4.  Charitable Lead Trusts. This technique allows you to "discount" the value of the gift by the actuarial value of the charitable annuity or unitrust amount payable for your life or other term. The charitable lead trust has an advantage over an outright charitable gift or a charitable remainder trust, as the lead trust allows you to keep the capital in the family. Your own private foundation can be the charitable recipient.

5.  Private Foundations. A private foundation creates flexibility in charitable giving and permits the family to continue as stewards over that part of the family wealth transferred to the entity by outright gifts, bequests, or charitable lead or remainder trusts.

6.  Grantor Retained Annuity Trusts (GRATs). Your retained right to receive an annuity for a fixed period acts as a discount in valuing the gift. GRATs, particularly short-term ones with high payout rates, afford great leverage and flexibility and offer an alternative to charitable lead trusts for those who have little or no charitable motivations.

7.  Qualified Personal Residence Trusts (QPRTs). This is a way to give away your principal or secondary residence, or both, subject to your right to occupy the home for a fixed period. Thereafter, you can rent the house from your children or other beneficiaries.

8.  Split-Dollar Life Insurance. For business owners, life insurance owned by a GST trust and paid for by the business offers an attractive way to buy substantial amounts of insurance with only a negligible use of GST exemption. Greater leverage is present with second-to-die arrangements.

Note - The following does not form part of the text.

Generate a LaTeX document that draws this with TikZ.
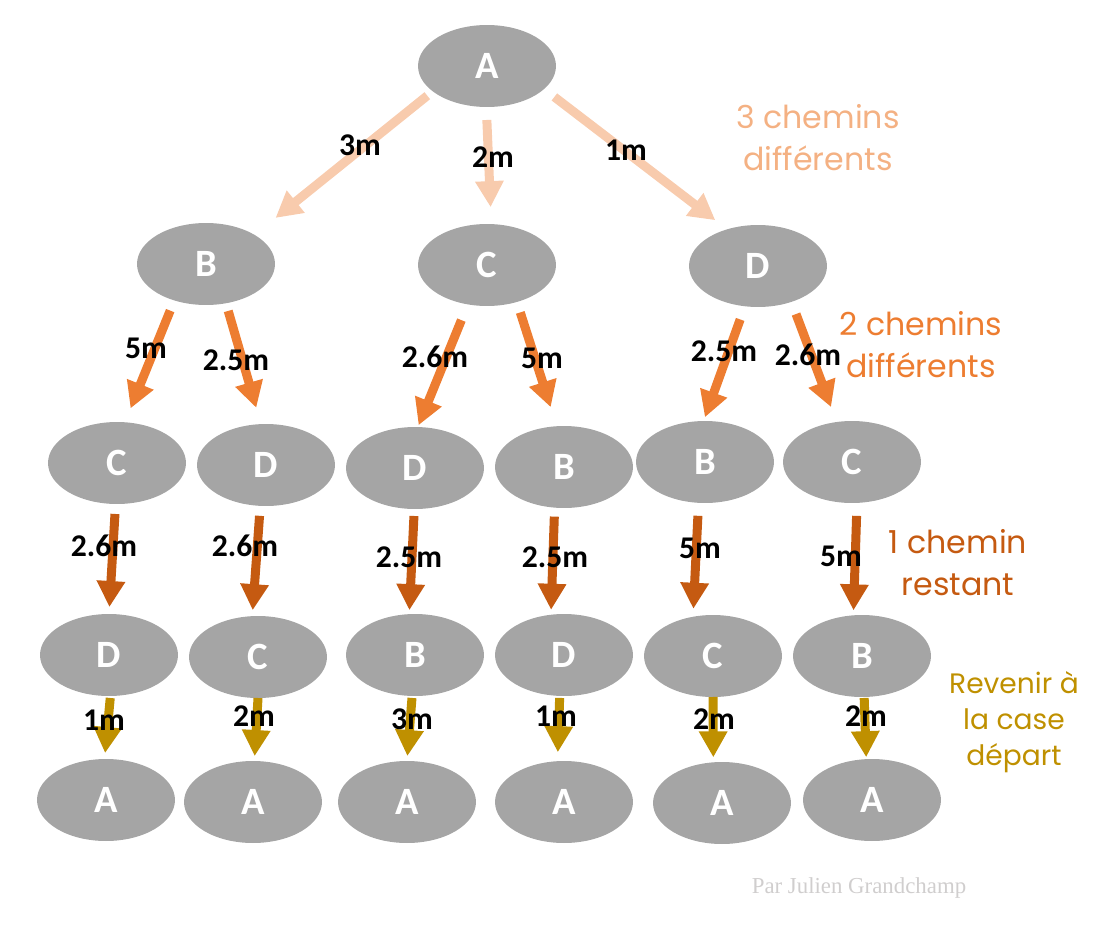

9.  Intrafamily Sales. Selling an appreciating asset or a remainder interest in such an asset to a family member or trust for an installment note is a way to "freeze" your estate because the note will not grow in value beyond any interest that is accrued and compounded. Triggering a future capital gain at the reduced rates offered by the 1997 Act may be less costly than an estate tax assessed against an appreciating asset. Selling for a private annuity or self-canceling note can produce greater savings.

10.  Applicable Federal Rate (AFR) Loans. By making loans accruing the lowest interest required by the IRS, you are likewise "freezing" your estate while allowing your family members to make equity investments in their own names and otherwise to enjoy the economic benefits of your wealth without the payment of gift taxes.